REPUBLIKA.CO.ID, BANYUWANGI — Pemerintah Kabupaten (Pemkab) Banyuwangi, Jawa Timur, menggelar Festival Ngerandu Buko pada bulan Ramadhan ini. Ngerandu Buko diambil dari bahasa Osing, suku asli Banyuwangi, yang artinya menunggu waktu berbuka.
Festival tersebut memfasilitasi pelaku usaha mikro, kecil, dan menengah (UMKM), serta masyarakat yang menjual makanan ataupun minuman takjil. “Berburu takjil ini sudah menjadi tradisi kita saat Ramadhan. Momentum ini kami tangkap untuk menumbuhkan ekonomi kerakyatan,” ujar Bupati Banyuwangi Ipuk Fiestiandani.

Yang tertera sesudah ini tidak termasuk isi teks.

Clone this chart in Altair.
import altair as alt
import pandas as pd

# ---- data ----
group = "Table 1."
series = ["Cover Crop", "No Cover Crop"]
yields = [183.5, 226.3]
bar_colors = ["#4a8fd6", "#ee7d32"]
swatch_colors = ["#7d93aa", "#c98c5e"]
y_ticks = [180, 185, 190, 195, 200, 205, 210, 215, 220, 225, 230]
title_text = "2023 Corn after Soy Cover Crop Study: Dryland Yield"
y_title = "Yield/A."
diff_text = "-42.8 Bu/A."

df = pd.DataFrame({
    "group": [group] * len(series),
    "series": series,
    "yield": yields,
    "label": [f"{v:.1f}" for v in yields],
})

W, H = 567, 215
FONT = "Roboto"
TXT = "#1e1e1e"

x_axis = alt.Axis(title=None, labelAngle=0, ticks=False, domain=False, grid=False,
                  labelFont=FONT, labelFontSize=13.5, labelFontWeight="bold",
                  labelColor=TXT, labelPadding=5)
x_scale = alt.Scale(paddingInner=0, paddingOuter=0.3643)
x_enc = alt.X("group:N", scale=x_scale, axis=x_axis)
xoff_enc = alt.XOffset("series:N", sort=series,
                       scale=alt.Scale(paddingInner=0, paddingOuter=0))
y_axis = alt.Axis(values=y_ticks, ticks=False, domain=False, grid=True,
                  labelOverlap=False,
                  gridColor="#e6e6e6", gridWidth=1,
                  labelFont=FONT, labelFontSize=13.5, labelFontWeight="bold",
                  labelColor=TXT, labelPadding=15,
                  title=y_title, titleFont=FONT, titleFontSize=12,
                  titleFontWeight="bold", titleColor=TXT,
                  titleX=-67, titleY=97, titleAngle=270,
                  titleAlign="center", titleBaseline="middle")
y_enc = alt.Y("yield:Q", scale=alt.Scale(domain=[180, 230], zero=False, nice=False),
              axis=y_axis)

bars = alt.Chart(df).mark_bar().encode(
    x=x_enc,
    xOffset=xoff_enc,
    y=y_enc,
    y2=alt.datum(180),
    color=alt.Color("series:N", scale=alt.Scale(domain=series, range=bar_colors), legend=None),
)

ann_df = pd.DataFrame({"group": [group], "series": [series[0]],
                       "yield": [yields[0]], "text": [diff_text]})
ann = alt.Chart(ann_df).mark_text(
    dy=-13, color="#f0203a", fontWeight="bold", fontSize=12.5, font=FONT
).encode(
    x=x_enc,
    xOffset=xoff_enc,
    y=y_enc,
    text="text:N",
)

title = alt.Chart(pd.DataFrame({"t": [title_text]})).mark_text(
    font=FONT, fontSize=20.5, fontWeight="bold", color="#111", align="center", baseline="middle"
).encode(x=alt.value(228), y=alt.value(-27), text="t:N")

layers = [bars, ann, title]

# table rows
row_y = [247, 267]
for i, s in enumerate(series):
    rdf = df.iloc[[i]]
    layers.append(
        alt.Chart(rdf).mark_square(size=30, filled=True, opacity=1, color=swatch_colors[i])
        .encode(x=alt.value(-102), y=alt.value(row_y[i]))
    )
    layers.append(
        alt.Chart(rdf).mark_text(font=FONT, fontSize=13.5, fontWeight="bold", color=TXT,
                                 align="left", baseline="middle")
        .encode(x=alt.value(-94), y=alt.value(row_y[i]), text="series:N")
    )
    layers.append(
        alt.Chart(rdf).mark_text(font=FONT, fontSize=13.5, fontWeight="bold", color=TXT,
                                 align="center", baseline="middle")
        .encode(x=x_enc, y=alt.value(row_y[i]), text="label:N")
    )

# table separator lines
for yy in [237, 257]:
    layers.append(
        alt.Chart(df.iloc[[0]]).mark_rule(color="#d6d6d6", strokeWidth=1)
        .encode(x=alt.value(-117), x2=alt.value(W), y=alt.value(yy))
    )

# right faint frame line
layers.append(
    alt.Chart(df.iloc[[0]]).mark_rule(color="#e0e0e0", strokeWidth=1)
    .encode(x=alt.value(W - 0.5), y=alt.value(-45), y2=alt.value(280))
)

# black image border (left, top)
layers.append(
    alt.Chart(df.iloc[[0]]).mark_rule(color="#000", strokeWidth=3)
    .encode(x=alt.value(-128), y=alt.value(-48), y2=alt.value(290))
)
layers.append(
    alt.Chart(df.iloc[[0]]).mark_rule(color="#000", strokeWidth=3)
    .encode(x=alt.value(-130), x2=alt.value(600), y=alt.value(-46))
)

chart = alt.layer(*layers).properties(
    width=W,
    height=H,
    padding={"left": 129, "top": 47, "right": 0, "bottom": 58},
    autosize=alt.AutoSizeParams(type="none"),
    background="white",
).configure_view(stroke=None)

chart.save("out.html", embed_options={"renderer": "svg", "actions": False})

Bupati membuka Festival Ngerandu Buko di Jalan Letjen Sutoyo, Kecamatan Banyuwangi, Selasa (12/3/2024). Festival pasar takjil ini digelar serentak di 39 lokasi wilayah kelurahan dan desa hingga 9 April 2024, mulai pukul 15.00 WIB hingga 21.00 WIB.
Menurut Bupati, ada sekitar 1.354 pelaku UMKM yang terlibat dalam Festival Ngerandu Buko ini. Aneka kuliner tersedia untuk takjil, termasuk makanan khas Banyuwangi, seperti patola dan precet pisang.
Selain aneka kuliner, di sejumlah lokasi pasar takjil akan menyuguhkan atraksi bernuansa Islami untuk menghibur pengunjung.
“Ini upaya memberikan ruang bagi pelaku UMKM agar mereka bisa meraih rezeki di bulan Ramadhan. Kami instruksikan kepada semua camat, lurah, hingga kepala desa, untuk memfasilitasi pasar takjil di wilayah masing-masing,” kata Bupati.
Tidak hanya pelaku usaha, Bupati mengatakan, warga juga biasanya ada yang memanfaatkan momen Ramadhan ini untuk berjualan kuliner rumahan. Bupati berharap pasar takjil Festival Ngerandu Buko ini dapat dikoordinasikan dengan baik.
Bupati juga berpesan agar pasar takjil tidak sampai menimbulkan kemacetan ataupun masalah sampah. “Setiap pedagang wajib menyediakan tempat sampah. Kami juga mengimbau agar pengunjung membawa kantong belanja sendiri untuk mengurangi sampah plastik,” ujar Bupati.
Dalam pelaksanaan festival tersebut, baik pedagang maupun pembeli didorong untuk melakukan transaksi secara nontunai. Pelaku UMKM telah difasilitasi QRIS untuk mendorong transaksi secara digital.